Alcohol: The World’s Top Killer
Alcohol causes at least 4% of preventable deaths worldwide, now topping AIDS, tuberculosis, and violence.
On February 11, 2011, the Reuters newswire and the World Health Organization (WHO) told us something that most addiction medicine physicians already suspected: Alcohol causes at least 4% of preventable deaths worldwide, now topping AIDS, tuberculosis, and violence.
Anyway, the WHO report, The Global Status Report on Alcohol and
Health, indicated that alcohol abuse is particularly on the rise in
Africa, India and parts of Asia, causing more incidents of drunk
driving, alcohol-related disease, child abuse and neglect, job
absenteeism and assaults. The reason? People in these areas are getting
richer. They can afford more booze. And binge drinking has risen
dramatically in Russia, the Ukraine, South Africa, Mexico and
Kazakhstan; men have weekly heavy drinking episodes four times more
often than women and engage in “hazardous activities” more often when
they’re drunk.
Here’s a tidbit that American and European physicians already knew, too,
but which the WHO validated in its report: alcohol is directly linked
to more than 60 types of diseases like
- cancer (breast, brain,
colorectal, larynx, liver)
- cirrhosis of the liver
- epilepsy
- dementia
Even though many Muslim countries restrict drinking – especially underage drinking – the influence of alcohol on health and criminal behavior is rising in these countries as well. “Yet not enough countries use effective policies to prevent death, disease and injury attributable to alcohol consumption,” said the WHO report. Interesting: The report’s talking about policies like raising taxes on alcohol, and not education and awareness campaigns to prevent alcohol-related death and injury, and not about the treatment of alcohol dependence and abuse.
Taxation: A Feasible Action?
How many rich folks would stop drinking if alcohol taxes were higher? It didn’t work with cigarettes any every part of the world, so why would it work with alcohol? And didn’t America’s own Leona Helmsley say that “only the little people pay taxes?” The number of homeless junkies on the streets of New York City pretty much closes the book on every addict’s certainty that if you want/need your drug, you’re gonna do whatever it takes to get it.
Since America has a never-increasing drug problem, telling other countries how to reduce alcohol-related deaths is a lot like Charlie Sheen’s recent sobriety advice given to Lindsay Lohan. If we stick to minding our own house, the US should take no comfort in the WHO’s report that the rest of the world is catching up with us. But one thing we’ve definitely got going for us is that our addiction recovery programs are second-to-none, explaining why so many non-US citizens either pattern their own programs on ours or actually come to our shores for treatment. Ask any American addict or addiction counselor: We know that raising taxes on alcohol and restricting marketing techniques to minors won’t do a damn thing to reduce over-consumption. Good luck with that.

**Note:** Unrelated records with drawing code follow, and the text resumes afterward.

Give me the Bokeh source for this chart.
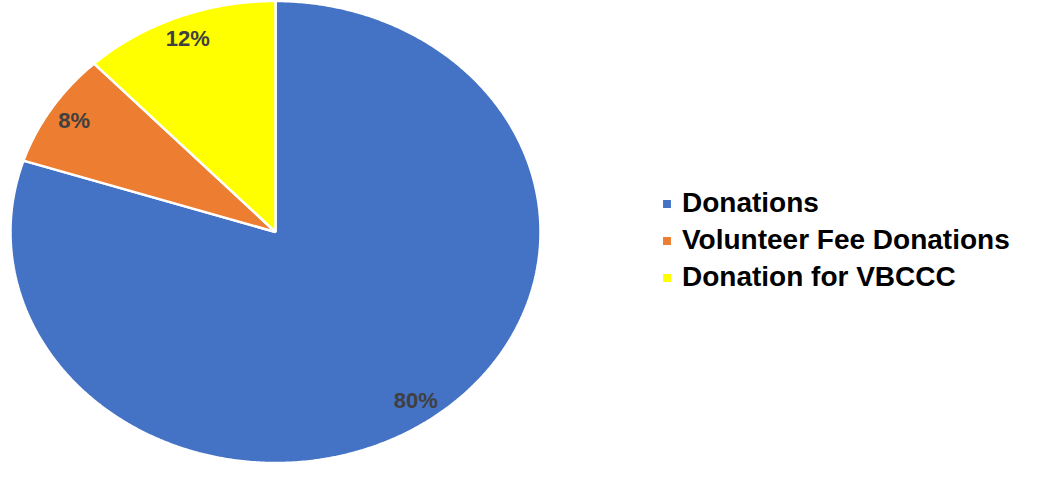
import numpy as np
from bokeh.plotting import figure
from bokeh.models import Range1d, Legend, LegendItem, ColumnDataSource
from bokeh.core.properties import value
from bokeh.embed import file_html
from bokeh.resources import INLINE

categories = ["Donations", "Volunteer Fee Donations", "Donation for VBCCC"]
values = [80, 8, 12]
labels = ["80%", "8%", "12%"]
colors = ["#4472C4", "#ED7D31", "#FFFF00"]

W, H = 1021, 463
cx_px, cy_px = 275.0, 231.5   # pie centre in figure pixels (from left / from top)
rx_px, ry_px = 265.0, 231.0   # pie radii in pixels

p = figure(width=W, height=H, output_backend="svg", toolbar_location=None,
           min_border=0, outline_line_color=None,
           x_range=Range1d(-cx_px / rx_px, (W - cx_px) / rx_px),
           y_range=Range1d(-(H - cy_px) / ry_px, cy_px / ry_px))
p.axis.visible = False
p.grid.visible = False
p.background_fill_color = "white"
p.border_fill_color = "white"

total = float(sum(values))
fr = np.array(values) / total
cum = np.concatenate([[0.0], np.cumsum(fr)])
starts = np.pi / 2 - 2 * np.pi * cum[:-1]
ends = np.pi / 2 - 2 * np.pi * cum[1:]

xs, ys = [], []
for a0, a1 in zip(starts, ends):
    n = max(int(abs(a1 - a0) / (2 * np.pi) * 720), 8)
    t = np.linspace(a0, a1, n)
    xs.append(np.concatenate([[0.0], np.cos(t), [0.0]]).tolist())
    ys.append(np.concatenate([[0.0], np.sin(t), [0.0]]).tolist())

src = ColumnDataSource(dict(xs=xs, ys=ys, color=colors, cat=categories))
r = p.patches("xs", "ys", source=src, fill_color="color", line_color="white", line_width=2.5)

mids = (starts + ends) / 2
lr = 0.9
lsrc = ColumnDataSource(dict(x=(lr * np.cos(mids)).tolist(), y=(lr * np.sin(mids)).tolist(), t=labels))
p.text("x", "y", text="t", source=lsrc, text_align="center", text_baseline="middle",
       text_font=value("Liberation Sans"), text_font_style="bold",
       text_font_size="22px", text_color="#404040")

legend = Legend(items=[LegendItem(label=c, renderers=[r], index=i) for i, c in enumerate(categories)],
                location=(660, 170), orientation="vertical",
                label_text_font="Liberation Sans", label_text_font_style="bold",
                label_text_font_size="28px", label_text_color="black",
                glyph_width=13, glyph_height=13, label_standoff=9, spacing=5,
                padding=0, margin=0, border_line_alpha=0, background_fill_alpha=0)
p.add_layout(legend)

open("out.html", "w").write(file_html(p, INLINE))
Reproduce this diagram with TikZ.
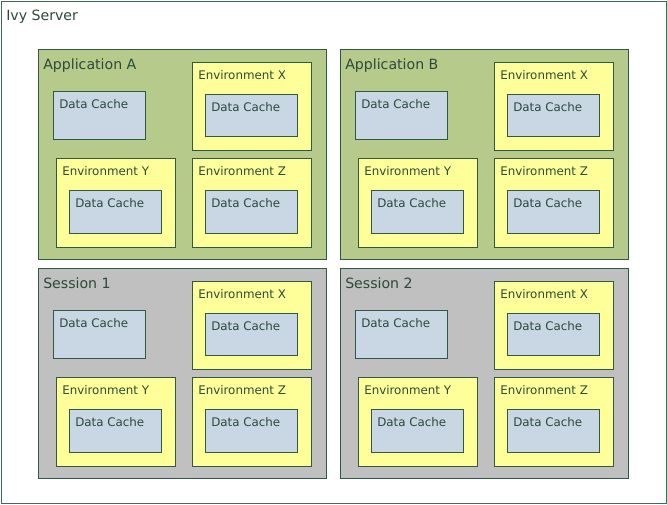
\documentclass[tikz,border=0pt]{standalone}
\usepackage{fontspec}
\setmainfont{DejaVu Sans}
\definecolor{bord}{HTML}{2E5A45}
\definecolor{outerbord}{HTML}{3F6B55}
\definecolor{appgreen}{HTML}{B6CB8B}
\definecolor{sessgray}{HTML}{C0C0C0}
\definecolor{envyellow}{HTML}{FFFF99}
\definecolor{cacheblue}{HTML}{C9D6E3}
\definecolor{txt}{HTML}{2C4A3A}
\tikzset{
  box/.style={draw=bord, line width=0.8pt, inner sep=0pt, anchor=north west},
  outerbox/.style={box, draw=outerbord, fill=white},
  appbox/.style={box, fill=appgreen},
  sessbox/.style={box, fill=sessgray},
  envbox/.style={box, fill=envyellow},
  cachebox/.style={box, fill=cacheblue},
  lbl/.style={anchor=base west, inner sep=0pt, text=txt, font=\fontsize{8.9}{10}\selectfont},
  ttl/.style={anchor=base west, inner sep=0pt, text=txt, font=\fontsize{10.6}{12}\selectfont},
}
\newcommand\pbox[6]{\node[#2, minimum width={(#5)*0.75pt}, minimum height={(#6)*0.75pt}] (#1) at ({#3},{#4}) {};}
\newcommand\plabel[2]{\node[lbl] (#1-t) at ([shift={(6,17)}]#1.north west) {#2};}
\newcommand\envgrp[5]{% name, label, x, y, h
  \pbox{#1}{envbox}{#3}{#4}{119}{#5}
  \plabel{#1}{#2}
  \pbox{#1-dc}{cachebox}{#3+13}{#4+32}{92}{#5-46}
  \plabel{#1-dc}{Data Cache}
}
\newcommand\grp[5]{% name, style, title, x, y
  \pbox{#1}{#2}{#4}{#5}{288}{210}
  \node[ttl] (#1-t) at ([shift={(5,20)}]#1.north west) {#3};
  \pbox{#1-dc}{cachebox}{#4+15}{#5+42}{92}{48}
  \plabel{#1-dc}{Data Cache}
  \envgrp{#1-ex}{Environment X}{#4+154}{#5+13}{88}
  \envgrp{#1-ey}{Environment Y}{#4+18}{#5+109}{89}
  \envgrp{#1-ez}{Environment Z}{#4+154}{#5+109}{89}
}
\begin{document}
\begin{tikzpicture}[x=0.75pt, y=-0.75pt]
  \useasboundingbox (0,0) rectangle (667,504);
  \pbox{srv}{outerbox}{1}{1}{665}{502}
  \node[ttl] (srv-t) at (6,20) {Ivy Server};
  \grp{appA}{appbox}{Application A}{38}{49}
  \grp{appB}{appbox}{Application B}{340}{49}
  \grp{ses1}{sessbox}{Session 1}{38}{268}
  \grp{ses2}{sessbox}{Session 2}{340}{268}
\end{tikzpicture}
\end{document}
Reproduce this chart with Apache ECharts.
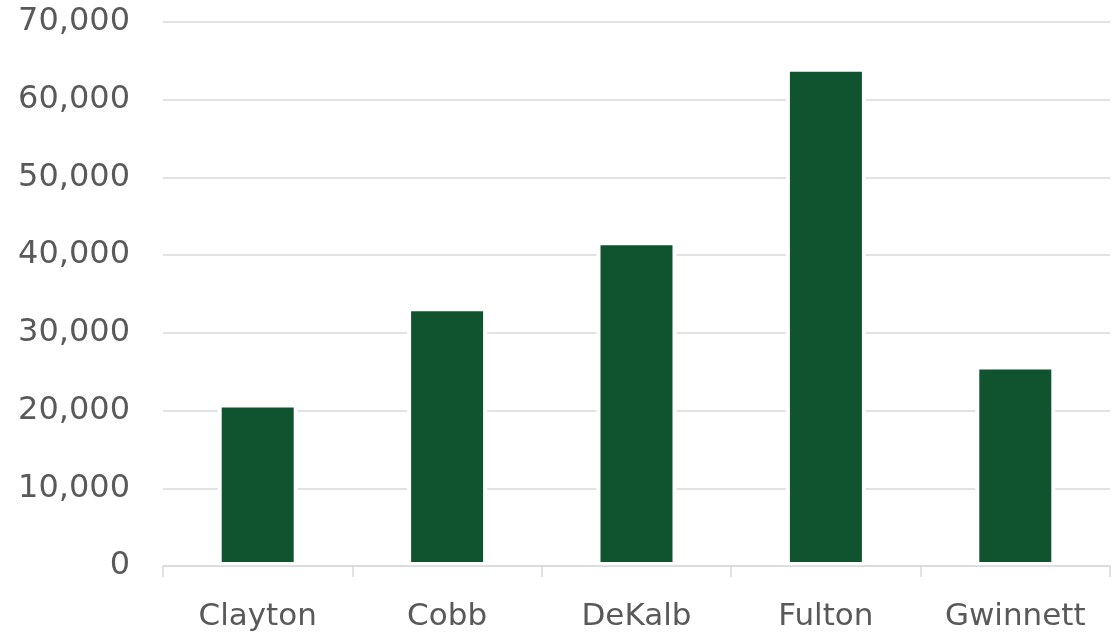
<!DOCTYPE html>
<html>
<head>
<meta charset="utf-8">
<script src="https://cdn.jsdelivr.net/npm/echarts@6/dist/echarts.min.js"></script>
<style>
  html, body { margin: 0; padding: 0; background: #fff; }
  #chart { width: 1116px; height: 632px; }
</style>
</head>
<body>
<div id="chart"></div>
<script>
// counties and values
const counties = ['Clayton', 'Cobb', 'DeKalb', 'Fulton', 'Gwinnett'];
const values = [20900, 33300, 41800, 64100, 25800];
const yTicks = [0, 10000, 20000, 30000, 40000, 50000, 60000, 70000];

const chart = echarts.init(document.getElementById('chart'));

const textColor = '#595959';
const gridColor = '#d9d9d9';

chart.setOption({
    animation: false,
    grid: {
        left: 163,
        right: 6,
        top: 22,
        bottom: 65,
        containLabel: false
    },
    xAxis: {
        type: 'category',
        data: counties,
        z: 3,
        axisLine: {lineStyle: {color: gridColor, width: 1.5}},
        axisTick: {show: true, length: 11, lineStyle: {color: gridColor, width: 1.5}},
        axisLabel: {
            margin: 35,
            color: textColor,
            fontFamily: 'DejaVu Sans',
            fontSize: 31
        }
    },
    yAxis: {
        type: 'value',
        min: yTicks[0],
        max: yTicks[yTicks.length - 1],
        interval: 10000,
        axisLine: {show: false},
        axisTick: {show: false},
        splitLine: {lineStyle: {color: gridColor, width: 1.5}},
        axisLabel: {
            margin: 33,
            color: textColor,
            fontFamily: 'DejaVu Sans',
            fontSize: 32,
            formatter: function (v) {
                return v.toLocaleString('en-US');
            }
        }
    },
    series: [{
        type: 'bar',
        data: values,
        barWidth: 80,
        itemStyle: {
            color: '#10532f',
            borderColor: '#ffffff',
            borderWidth: 4
        }
    }]
});
</script>
</body>
</html>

This latest report is the WHO’s first since 2004, and it’s great to see
that they’re at least examining the issue. About 2.5 million people die
worldwide each year from alcohol-related causes, and the report says
that it’s the leading cause of death for males ages 15 to 59. So, in the
USA it’s probably a smart thing to do to pay attention to the WHO
report rather than dismiss it under the “Ya THINK!” column. No matter
how you look at the numbers, or what agency crunches them, alcohol has
clearly become the number one killer in the world.